While we’re slapping ourselves on the back for nailing Chalabi and the neocons, the US government and the IGC jobbed the Iraqis out of democracy and a legitimate government.
Instead of a transitional administration establishing the foundation for a strong nation eager to control its oil revenues and assert its independence, Iraqis get the hollow regime of Prime Minister, CIA/MI6 asset, and IGC hack Allawi.
Blessed with a $3 billion dowry from Cheney to reconstitute the Mukhabarat, but too marginal a figure to rule without the backup of our 100,000+ troops, Allawi is ready to play the tedious old role of client on our behalf.
Call him Saddam Lite without the independence, impudence, megalomania, or iron-fisted control.
Inside Iraq, the neocon dream of neutralizing the militias we hadn’t been able to co-opt on behalf of soon to be self-sufficient Iraqi government died with the U.S. withdrawals from Fallujah and Najaf.
And the democratic political forces that the fall of Saddam awakened and were expected to shape a new Iraqi society have been overmatched by the old despotic calculus of money, muscle, and division.
The UN played no meaningful role in the frantic farce that culminated with the IGC appointing itself as the popular and effective regime that would replace the despised and illegitimate IGC.
The big loser aside from Chalabi, or course is Sistani and the nascent nationalistic Shi’ite political movement he represented.
A few months ago it looked like Sistani had complete mastery of the political situation. He short-circuited Bremer’s plans for elections “whenever” and got the UN called in to play the role of political broker for the transition.
At that time I would have thought the best exit strategy for America would have been to hand the palace keys to Sistani and head for the helicopters.
Maybe Chalabi thought so too, and he tried to establish his rule on the tripod of U.S. blood and iron, Sistani-endorsed Shi’ite support, and Iranian friendship.
But Chalabi tilted too far and too fast toward Iran. When the US pulled the plug on him, it looks like Sistani’s channel to the Americans and the transition process turned into a tube to oblivion.
I wonder if Sistani was caught just as wrong-footed as the neocons by Chalabi’s fall.
The most important collateral damage of Ahmed’s disgrace and the subsequent US-orchestrated IGC “coup from within” may be the decreased relevance and effectiveness of Sistani, and all political movements inside Iraq.
Instead of pushing the moderate Shi’ite agenda and supporting Brahimi’s plan for supplanting the IGC with a caretaker government of neutral technocrats, Sistani got sidetracked in the US campaign against Muqtada al-Sadr.

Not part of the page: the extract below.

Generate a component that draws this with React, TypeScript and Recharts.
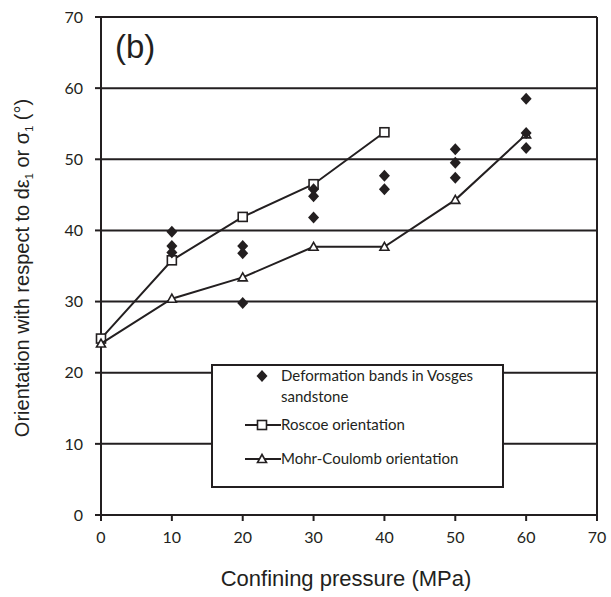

Sistani couldn’t bring himself either to embrace or destroy al-Sadr. As a result, instead of presiding over a united and vibrant Shi ite movement, he’s competing for the attention and loyalty of a people divided between himself, al Sadr, and Allawi.
If and when Allawi decides either to postpone or manipulate the elections, Sistani’s will simply be one, diminished voice among many.

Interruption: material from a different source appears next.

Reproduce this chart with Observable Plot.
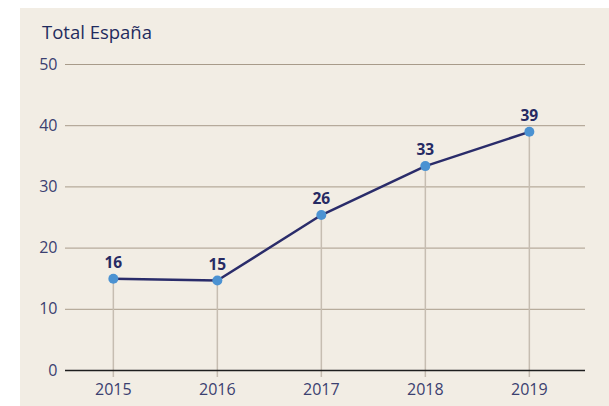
<!DOCTYPE html>
<html>
<head>
<meta charset="utf-8">
<script src="https://cdn.jsdelivr.net/npm/d3@7"></script>
<script src="https://cdn.jsdelivr.net/npm/@observablehq/plot@0.6"></script>
<style>
  html, body { margin: 0; padding: 0; background: #ffffff; }
  #wrap { position: relative; width: 609px; height: 406px; overflow: hidden; }
  #panel { position: absolute; left: 20px; top: 8px; width: 589px; height: 398px; background: #f2ede4; }
  #title { position: absolute; left: 42px; top: 19px; font-family: "Open Sans", sans-serif; font-size: 18.5px; color: #1f2b5e; }
  #chart { position: absolute; left: 0; top: 0; }
  #chart svg text, #chart svg tspan { font-family: "Open Sans", sans-serif !important; font-size: 16px !important; }
  #chart svg g[aria-label="text"] text { font-size: 15.5px !important; font-weight: bold; }
</style>
</head>
<body>
<div id="wrap">
  <div id="panel"></div>
  <div id="title">Total España</div>
  <div id="chart"></div>
</div>
<script>
const years = [2015, 2016, 2017, 2018, 2019];
const values = [15.0, 14.7, 25.4, 33.4, 39.0];
const labels = ["16", "15", "26", "33", "39"];
const yTicks = [0, 10, 20, 30, 40, 50];

const data = years.map((y, i) => ({year: y, value: values[i], label: labels[i]}));

const chart = Plot.plot({
  width: 609,
  height: 406,
  marginTop: 64,
  marginBottom: 36,
  marginLeft: 65,
  marginRight: 24,
  style: {background: "transparent", fontFamily: "Open Sans, sans-serif", fontSize: "16px", color: "#3b4070"},
  x: {domain: [2014.54, 2019.54], ticks: years, tickFormat: d => String(d), label: null},
  y: {domain: [0, 50], ticks: yTicks, label: null},
  marks: [
    Plot.ruleY(yTicks.filter(d => d > 0), {stroke: "#a89b8a", strokeWidth: 1}),
    Plot.ruleX(data, {x: "year", y1: 0, y2: "value", stroke: "#c6bdb1", strokeWidth: 1.5}),
    Plot.axisX({ticks: years, tickFormat: d => String(d), tickSize: 7, tickPadding: 6, stroke: "#c6bdb1", strokeWidth: 1.5, fill: "#3b4070", label: null}),
    Plot.axisY({ticks: yTicks, tickSize: 0, tickPadding: 8, fill: "#3b4070", label: null}),
    Plot.ruleY([0], {stroke: "#1e1e1e", strokeWidth: 1.5}),
    Plot.line(data, {x: "year", y: "value", stroke: "#2a2c6a", strokeWidth: 2.5}),
    Plot.dot(data, {x: "year", y: "value", r: 5, fill: "#4b92d2", stroke: null}),
    Plot.text(data, {x: "year", y: "value", text: "label", dy: -16, fill: "#262a63"})
  ]
});
document.getElementById("chart").appendChild(chart);
</script>
</body>
</html>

The US will face the awkward fact that, according to international law, occupiers cannot simply unilaterally bestow sovereignty on some hapless, illegitimate group of locals and escape responsibility for supplying security in the country whose social and political systems they have shattered.
But I suppose with the help of the UN, this too can be finessed, and we will be able to enter what I called Bush’s nirvana in Iraq opportunity without responsibility.
Condileezza Rice, our AWOL donna of the Iraq Stabilization Group, whose job is to enable and obey instead of taking responsibility, unwittingly hit the nail on the head when she declared of the new gang:
“They are not American puppets.”
Indeed not. Puppets require continual, positive, and effective control skills that simply aren’t in the tool kit of this administration.
The new government in Iraq is run by our stooges.
Stooges are there to be bossed around, bullied, ignored, misled, repudiated, assassinated, and exiled when it suits the fitful attention and short term interests of their neglectful absentee masters.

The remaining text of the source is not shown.